====== Information supplied

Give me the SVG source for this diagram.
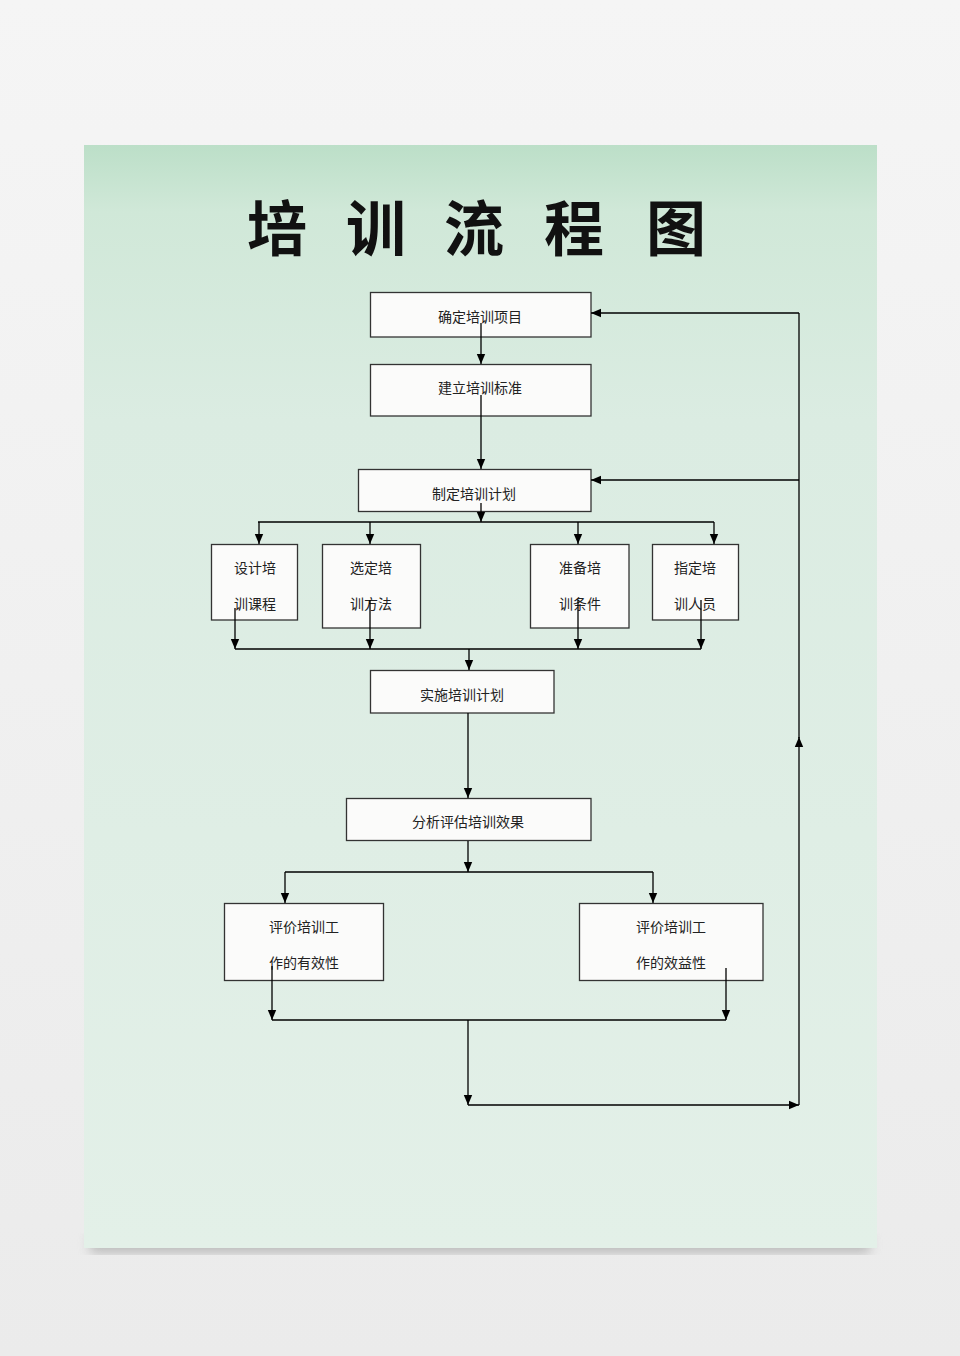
<svg xmlns="http://www.w3.org/2000/svg" width="960" height="1356" viewBox="0 0 960 1356">
<defs>
<linearGradient id="page" x1="0" y1="0" x2="0" y2="1">
<stop offset="0" stop-color="#bcdfc8"/>
<stop offset="0.06" stop-color="#d0e8d8"/>
<stop offset="0.25" stop-color="#dbece2"/>
<stop offset="1" stop-color="#e3f0e8"/>
</linearGradient>
<linearGradient id="outer" x1="0" y1="0" x2="0" y2="1">
<stop offset="0" stop-color="#f5f5f5"/>
<stop offset="1" stop-color="#ebebeb"/>
</linearGradient>
<filter id="blur" x="-10%" y="-10%" width="120%" height="120%">
<feGaussianBlur stdDeviation="6"/>
</filter>
<marker id="ah" viewBox="0 0 10 10" refX="10" refY="5" markerWidth="10" markerHeight="10" orient="auto" markerUnits="userSpaceOnUse">
<path d="M0,0.8 L10,5 L0,9.2 z" fill="#000"/>
</marker>
<style>
.box{fill:#fbfbfa;stroke:#333;stroke-width:1.3}
.lbl{font-family:"Noto Sans CJK SC","Noto Sans",sans-serif;font-size:14px;fill:#222;text-anchor:middle;dominant-baseline:central}
.ttl{font-family:"Noto Sans CJK SC",sans-serif;font-size:60px;font-weight:bold;fill:#111;text-anchor:middle;dominant-baseline:central}
.c{fill:none;stroke:#000;stroke-width:1.3}
.a{marker-end:url(#ah)}
</style>
</defs>
<rect width="960" height="1356" fill="url(#outer)"/>
<rect x="90" y="1235" width="780" height="18" fill="#9a9a9a" opacity="0.6" filter="url(#blur)"/>
<rect x="84" y="145" width="793" height="1103" fill="url(#page)"/>

<g id="title">
<text class="ttl" y="224"><tspan x="277">培</tspan><tspan x="376"> </tspan><tspan x="376">训</tspan><tspan x="474"> </tspan><tspan x="474">流</tspan><tspan x="574"> </tspan><tspan x="574">程</tspan><tspan x="676"> </tspan><tspan x="676">图</tspan></text>
</g>

<g id="n1"><rect class="box" x="370.5" y="292.5" width="220.5" height="44.5"/><text class="lbl" x="480" y="316">确定培训项目</text></g>
<g id="n2"><rect class="box" x="370.5" y="364.5" width="220.5" height="51.5"/><text class="lbl" x="480" y="387">建立培训标准</text></g>
<g id="n3"><rect class="box" x="358.5" y="469.5" width="232.5" height="42"/><text class="lbl" x="474" y="493">制定培训计划</text></g>
<g id="n4"><rect class="box" x="211.5" y="544.5" width="86" height="75.5"/><text class="lbl" x="255" y="567">设计培</text><text class="lbl" x="255" y="603">训课程</text></g>
<g id="n5"><rect class="box" x="322.5" y="544.5" width="98" height="83.5"/><text class="lbl" x="371" y="567">选定培</text><text class="lbl" x="371" y="603">训方法</text></g>
<g id="n6"><rect class="box" x="530.5" y="544.5" width="98.5" height="83.5"/><text class="lbl" x="580" y="567">准备培</text><text class="lbl" x="580" y="603">训条件</text></g>
<g id="n7"><rect class="box" x="652.5" y="544.5" width="86" height="75.5"/><text class="lbl" x="695" y="567">指定培</text><text class="lbl" x="695" y="603">训人员</text></g>
<g id="n8"><rect class="box" x="370.5" y="670.5" width="183.5" height="42.5"/><text class="lbl" x="462" y="694">实施培训计划</text></g>
<g id="n9"><rect class="box" x="346.5" y="798.5" width="244.5" height="42"/><text class="lbl" x="468" y="821">分析评估培训效果</text></g>
<g id="n10"><rect class="box" x="224.5" y="903.5" width="159" height="77"/><text class="lbl" x="304" y="926">评价培训工</text><text class="lbl" x="304" y="962">作的有效性</text></g>
<g id="n11"><rect class="box" x="579.5" y="903.5" width="183.5" height="77"/><text class="lbl" x="671" y="926">评价培训工</text><text class="lbl" x="671" y="962">作的效益性</text></g>

<g id="connectors">
<path class="c a" d="M481,323 V364"/>
<path class="c a" d="M481,395 V469"/>
<path class="c a" d="M481,503 V522"/>
<path class="c" d="M258,522 H714"/>
<path class="c a" d="M259,522 V544"/>
<path class="c a" d="M370,522 V544"/>
<path class="c a" d="M578,522 V544"/>
<path class="c a" d="M714,522 V544"/>
<path class="c a" d="M235,608 V649"/>
<path class="c a" d="M370,600 V649"/>
<path class="c a" d="M578,600 V649"/>
<path class="c a" d="M701,600 V649"/>
<path class="c" d="M235,649 H701"/>
<path class="c a" d="M469,649 V670"/>
<path class="c a" d="M468,713 V798"/>
<path class="c a" d="M468,841 V872"/>
<path class="c" d="M285,872 H653"/>
<path class="c a" d="M285,872 V903"/>
<path class="c a" d="M653,872 V903"/>
<path class="c a" d="M272,966 V1020"/>
<path class="c a" d="M726,968 V1020"/>
<path class="c" d="M272,1020 H726"/>
<path class="c a" d="M468,1020 V1105"/>
<path class="c a" d="M468,1105 H799"/>
<path class="c a" d="M799,1105 V737"/>
<path class="c" d="M799,738 V313"/>
<path class="c a" d="M799,313 H591"/>
<path class="c a" d="M799,480 H591"/>
</g>
</svg>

============

Exercise: Write out each line of the data exactly; the images should be left out.

Answer to the task:
Give me the SVG source for this diagram.
<svg xmlns="http://www.w3.org/2000/svg" width="960" height="1356" viewBox="0 0 960 1356">
<defs>
<linearGradient id="page" x1="0" y1="0" x2="0" y2="1">
<stop offset="0" stop-color="#bcdfc8"/>
<stop offset="0.06" stop-color="#d0e8d8"/>
<stop offset="0.25" stop-color="#dbece2"/>
<stop offset="1" stop-color="#e3f0e8"/>
</linearGradient>
<linearGradient id="outer" x1="0" y1="0" x2="0" y2="1">
<stop offset="0" stop-color="#f5f5f5"/>
<stop offset="1" stop-color="#ebebeb"/>
</linearGradient>
<filter id="blur" x="-10%" y="-10%" width="120%" height="120%">
<feGaussianBlur stdDeviation="6"/>
</filter>
<marker id="ah" viewBox="0 0 10 10" refX="10" refY="5" markerWidth="10" markerHeight="10" orient="auto" markerUnits="userSpaceOnUse">
<path d="M0,0.8 L10,5 L0,9.2 z" fill="#000"/>
</marker>
<style>
.box{fill:#fbfbfa;stroke:#333;stroke-width:1.3}
.lbl{font-family:"Noto Sans CJK SC","Noto Sans",sans-serif;font-size:14px;fill:#222;text-anchor:middle;dominant-baseline:central}
.ttl{font-family:"Noto Sans CJK SC",sans-serif;font-size:60px;font-weight:bold;fill:#111;text-anchor:middle;dominant-baseline:central}
.c{fill:none;stroke:#000;stroke-width:1.3}
.a{marker-end:url(#ah)}
</style>
</defs>
<rect width="960" height="1356" fill="url(#outer)"/>
<rect x="90" y="1235" width="780" height="18" fill="#9a9a9a" opacity="0.6" filter="url(#blur)"/>
<rect x="84" y="145" width="793" height="1103" fill="url(#page)"/>

<g id="title">
<text class="ttl" y="224"><tspan x="277">培</tspan><tspan x="376"> </tspan><tspan x="376">训</tspan><tspan x="474"> </tspan><tspan x="474">流</tspan><tspan x="574"> </tspan><tspan x="574">程</tspan><tspan x="676"> </tspan><tspan x="676">图</tspan></text>
</g>

<g id="n1"><rect class="box" x="370.5" y="292.5" width="220.5" height="44.5"/><text class="lbl" x="480" y="316">确定培训项目</text></g>
<g id="n2"><rect class="box" x="370.5" y="364.5" width="220.5" height="51.5"/><text class="lbl" x="480" y="387">建立培训标准</text></g>
<g id="n3"><rect class="box" x="358.5" y="469.5" width="232.5" height="42"/><text class="lbl" x="474" y="493">制定培训计划</text></g>
<g id="n4"><rect class="box" x="211.5" y="544.5" width="86" height="75.5"/><text class="lbl" x="255" y="567">设计培</text><text class="lbl" x="255" y="603">训课程</text></g>
<g id="n5"><rect class="box" x="322.5" y="544.5" width="98" height="83.5"/><text class="lbl" x="371" y="567">选定培</text><text class="lbl" x="371" y="603">训方法</text></g>
<g id="n6"><rect class="box" x="530.5" y="544.5" width="98.5" height="83.5"/><text class="lbl" x="580" y="567">准备培</text><text class="lbl" x="580" y="603">训条件</text></g>
<g id="n7"><rect class="box" x="652.5" y="544.5" width="86" height="75.5"/><text class="lbl" x="695" y="567">指定培</text><text class="lbl" x="695" y="603">训人员</text></g>
<g id="n8"><rect class="box" x="370.5" y="670.5" width="183.5" height="42.5"/><text class="lbl" x="462" y="694">实施培训计划</text></g>
<g id="n9"><rect class="box" x="346.5" y="798.5" width="244.5" height="42"/><text class="lbl" x="468" y="821">分析评估培训效果</text></g>
<g id="n10"><rect class="box" x="224.5" y="903.5" width="159" height="77"/><text class="lbl" x="304" y="926">评价培训工</text><text class="lbl" x="304" y="962">作的有效性</text></g>
<g id="n11"><rect class="box" x="579.5" y="903.5" width="183.5" height="77"/><text class="lbl" x="671" y="926">评价培训工</text><text class="lbl" x="671" y="962">作的效益性</text></g>

<g id="connectors">
<path class="c a" d="M481,323 V364"/>
<path class="c a" d="M481,395 V469"/>
<path class="c a" d="M481,503 V522"/>
<path class="c" d="M258,522 H714"/>
<path class="c a" d="M259,522 V544"/>
<path class="c a" d="M370,522 V544"/>
<path class="c a" d="M578,522 V544"/>
<path class="c a" d="M714,522 V544"/>
<path class="c a" d="M235,608 V649"/>
<path class="c a" d="M370,600 V649"/>
<path class="c a" d="M578,600 V649"/>
<path class="c a" d="M701,600 V649"/>
<path class="c" d="M235,649 H701"/>
<path class="c a" d="M469,649 V670"/>
<path class="c a" d="M468,713 V798"/>
<path class="c a" d="M468,841 V872"/>
<path class="c" d="M285,872 H653"/>
<path class="c a" d="M285,872 V903"/>
<path class="c a" d="M653,872 V903"/>
<path class="c a" d="M272,966 V1020"/>
<path class="c a" d="M726,968 V1020"/>
<path class="c" d="M272,1020 H726"/>
<path class="c a" d="M468,1020 V1105"/>
<path class="c a" d="M468,1105 H799"/>
<path class="c a" d="M799,1105 V737"/>
<path class="c" d="M799,738 V313"/>
<path class="c a" d="M799,313 H591"/>
<path class="c a" d="M799,480 H591"/>
</g>
</svg>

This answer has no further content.